● **SUPPLIED INFORMATION**:
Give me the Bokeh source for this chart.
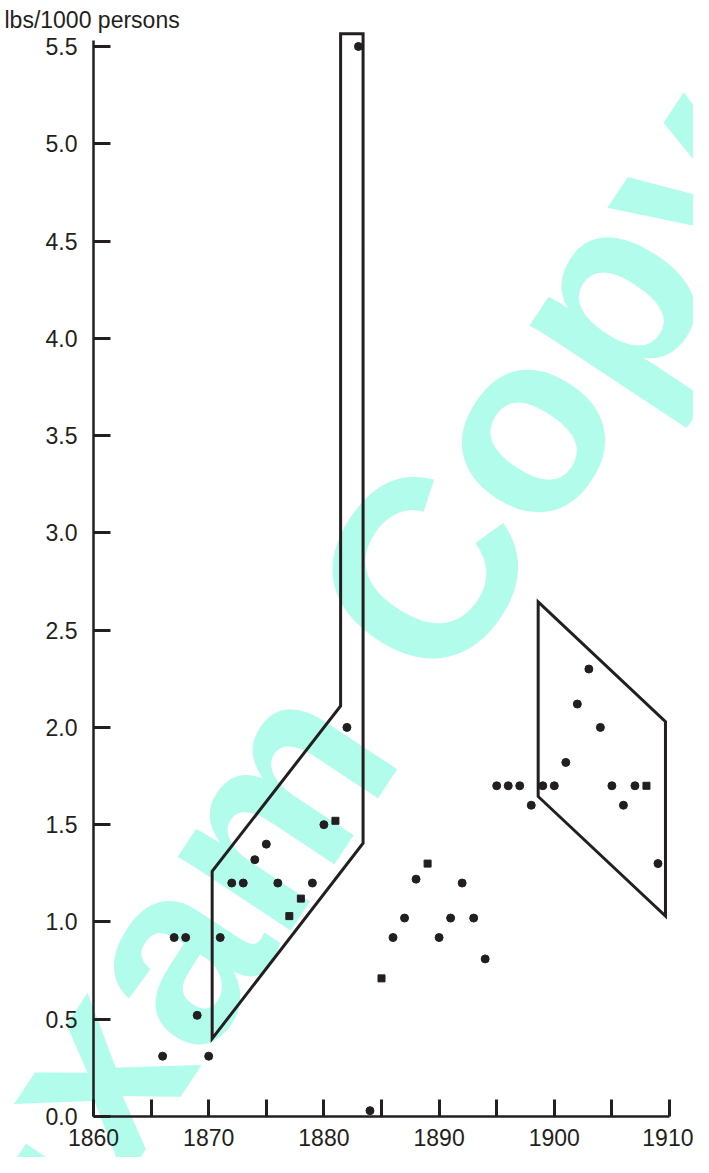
from bokeh.plotting import figure
from bokeh.models import FixedTicker, Range1d, Label, NumeralTickFormatter
from bokeh.embed import file_html
from bokeh.resources import INLINE

# ---- data ----
circle_years = [1866, 1867, 1868, 1869, 1870, 1871, 1872, 1873, 1874, 1875, 1876,
                1879, 1880, 1882, 1883, 1884,
                1886, 1887, 1888,
                1890, 1891, 1892, 1893, 1894, 1895, 1896, 1897, 1898, 1899,
                1900, 1901, 1902, 1903, 1904, 1905, 1906, 1907,
                1909]
circle_values = [0.31, 0.92, 0.92, 0.52, 0.31, 0.92, 1.20, 1.20, 1.32, 1.40, 1.20,
                 1.20, 1.50, 2.00, 5.50, 0.03,
                 0.92, 1.02, 1.22,
                 0.92, 1.02, 1.20, 1.02, 0.81, 1.70, 1.70, 1.70, 1.60, 1.70,
                 1.70, 1.82, 2.12, 2.30, 2.00, 1.70, 1.60, 1.70,
                 1.30]
square_years = [1877, 1878, 1881, 1885, 1889, 1908]
square_values = [1.03, 1.12, 1.52, 0.71, 1.30, 1.70]

band1_years = [1870.3, 1870.3, 1881.45, 1881.45, 1883.4, 1883.4]
band1_values = [0.40, 1.26, 2.11, 5.565, 5.565, 1.405]
band2_years = [1898.6, 1909.65, 1909.65, 1898.6]
band2_values = [2.645, 2.03, 1.03, 1.645]

x_major_ticks = [1860, 1870, 1880, 1890, 1900, 1910]
x_minor_ticks = [1865, 1875, 1885, 1895, 1905]
y_ticks = [0.0, 0.5, 1.0, 1.5, 2.0, 2.5, 3.0, 3.5, 4.0, 4.5, 5.0, 5.5]
y_label = "lbs/1000 persons"
watermark = "Exam Copy"

INK = "#231f20"
FONT = "Liberation Sans"

W, H = 693, 1157
# frame fills the whole canvas; axes are pinned at 1860 / 0
p = figure(width=W, height=H, output_backend="svg", toolbar_location=None,
           x_range=Range1d(1851.927, 1912.083), y_range=Range1d(-0.21075, 5.7364),
           min_border_left=0, min_border_right=0, min_border_top=0,
           min_border_bottom=0)
p.outline_line_color = None
p.grid.visible = False
p.background_fill_color = "white"
p.border_fill_color = "white"

# watermark (under everything)
p.add_layout(Label(x=1848.116, y=-0.8132, text=watermark, angle=0.986,
                   text_font=FONT, text_font_style="bold", text_font_size="255px",
                   text_color="#b2fcec", text_align="left",
                   text_baseline="alphabetic", level="underlay"))

# bands
p.patch(band1_years, band1_values, fill_color=None, line_color=INK,
        line_width=3, line_join="miter")
p.patch(band2_years, band2_values, fill_color=None, line_color=INK,
        line_width=3, line_join="miter")

# points
p.scatter(circle_years, circle_values, marker="circle", size=8,
          fill_color=INK, line_color=INK)
p.scatter(square_years, square_values, marker="square", size=7,
          fill_color=INK, line_color=INK)

# axes
for ax in (p.xaxis, p.yaxis):
    ax.axis_line_color = INK
    ax.axis_line_width = 2.5
    ax.major_tick_line_color = INK
    ax.major_tick_line_width = 3
    ax.major_tick_in = 17
    ax.major_tick_out = 0
    ax.major_label_text_font = FONT
    ax.major_label_text_font_size = "23px"
    ax.major_label_text_color = INK

p.xaxis.fixed_location = 0
p.xaxis.ticker = FixedTicker(ticks=x_major_ticks, minor_ticks=x_minor_ticks)
p.xaxis.minor_tick_line_color = INK
p.xaxis.minor_tick_line_width = 3
p.xaxis.minor_tick_in = 17
p.xaxis.minor_tick_out = 0
p.xaxis.bounds = (1860, 1910)
p.xaxis.major_label_standoff = 13

p.yaxis.fixed_location = 1860
p.yaxis.ticker = FixedTicker(ticks=y_ticks)
p.yaxis.minor_tick_line_color = None
p.yaxis.formatter = NumeralTickFormatter(format="0.0")
p.yaxis.bounds = (0, 5.53)
p.yaxis.major_label_standoff = 16

p.add_layout(Label(x=1852.274, y=5.6337, text=y_label, text_font=FONT,
                   text_font_size="23px", text_color=INK, text_align="left",
                   text_baseline="alphabetic"))

open("out.html", "w").write(file_html(p, INLINE))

● **EXERCISE AIM**:
Copy each line in full and exactly, omitting any picture.

● **RESPONSE**:
Give me the Bokeh source for this chart.
from bokeh.plotting import figure
from bokeh.models import FixedTicker, Range1d, Label, NumeralTickFormatter
from bokeh.embed import file_html
from bokeh.resources import INLINE

# ---- data ----
circle_years = [1866, 1867, 1868, 1869, 1870, 1871, 1872, 1873, 1874, 1875, 1876,
                1879, 1880, 1882, 1883, 1884,
                1886, 1887, 1888,
                1890, 1891, 1892, 1893, 1894, 1895, 1896, 1897, 1898, 1899,
                1900, 1901, 1902, 1903, 1904, 1905, 1906, 1907,
                1909]
circle_values = [0.31, 0.92, 0.92, 0.52, 0.31, 0.92, 1.20, 1.20, 1.32, 1.40, 1.20,
                 1.20, 1.50, 2.00, 5.50, 0.03,
                 0.92, 1.02, 1.22,
                 0.92, 1.02, 1.20, 1.02, 0.81, 1.70, 1.70, 1.70, 1.60, 1.70,
                 1.70, 1.82, 2.12, 2.30, 2.00, 1.70, 1.60, 1.70,
                 1.30]
square_years = [1877, 1878, 1881, 1885, 1889, 1908]
square_values = [1.03, 1.12, 1.52, 0.71, 1.30, 1.70]

band1_years = [1870.3, 1870.3, 1881.45, 1881.45, 1883.4, 1883.4]
band1_values = [0.40, 1.26, 2.11, 5.565, 5.565, 1.405]
band2_years = [1898.6, 1909.65, 1909.65, 1898.6]
band2_values = [2.645, 2.03, 1.03, 1.645]

x_major_ticks = [1860, 1870, 1880, 1890, 1900, 1910]
x_minor_ticks = [1865, 1875, 1885, 1895, 1905]
y_ticks = [0.0, 0.5, 1.0, 1.5, 2.0, 2.5, 3.0, 3.5, 4.0, 4.5, 5.0, 5.5]
y_label = "lbs/1000 persons"
watermark = "Exam Copy"

INK = "#231f20"
FONT = "Liberation Sans"

W, H = 693, 1157
# frame fills the whole canvas; axes are pinned at 1860 / 0
p = figure(width=W, height=H, output_backend="svg", toolbar_location=None,
           x_range=Range1d(1851.927, 1912.083), y_range=Range1d(-0.21075, 5.7364),
           min_border_left=0, min_border_right=0, min_border_top=0,
           min_border_bottom=0)
p.outline_line_color = None
p.grid.visible = False
p.background_fill_color = "white"
p.border_fill_color = "white"

# watermark (under everything)
p.add_layout(Label(x=1848.116, y=-0.8132, text=watermark, angle=0.986,
                   text_font=FONT, text_font_style="bold", text_font_size="255px",
                   text_color="#b2fcec", text_align="left",
                   text_baseline="alphabetic", level="underlay"))

# bands
p.patch(band1_years, band1_values, fill_color=None, line_color=INK,
        line_width=3, line_join="miter")
p.patch(band2_years, band2_values, fill_color=None, line_color=INK,
        line_width=3, line_join="miter")

# points
p.scatter(circle_years, circle_values, marker="circle", size=8,
          fill_color=INK, line_color=INK)
p.scatter(square_years, square_values, marker="square", size=7,
          fill_color=INK, line_color=INK)

# axes
for ax in (p.xaxis, p.yaxis):
    ax.axis_line_color = INK
    ax.axis_line_width = 2.5
    ax.major_tick_line_color = INK
    ax.major_tick_line_width = 3
    ax.major_tick_in = 17
    ax.major_tick_out = 0
    ax.major_label_text_font = FONT
    ax.major_label_text_font_size = "23px"
    ax.major_label_text_color = INK

p.xaxis.fixed_location = 0
p.xaxis.ticker = FixedTicker(ticks=x_major_ticks, minor_ticks=x_minor_ticks)
p.xaxis.minor_tick_line_color = INK
p.xaxis.minor_tick_line_width = 3
p.xaxis.minor_tick_in = 17
p.xaxis.minor_tick_out = 0
p.xaxis.bounds = (1860, 1910)
p.xaxis.major_label_standoff = 13

p.yaxis.fixed_location = 1860
p.yaxis.ticker = FixedTicker(ticks=y_ticks)
p.yaxis.minor_tick_line_color = None
p.yaxis.formatter = NumeralTickFormatter(format="0.0")
p.yaxis.bounds = (0, 5.53)
p.yaxis.major_label_standoff = 16

p.add_layout(Label(x=1852.274, y=5.6337, text=y_label, text_font=FONT,
                   text_font_size="23px", text_color=INK, text_align="left",
                   text_baseline="alphabetic"))

open("out.html", "w").write(file_html(p, INLINE))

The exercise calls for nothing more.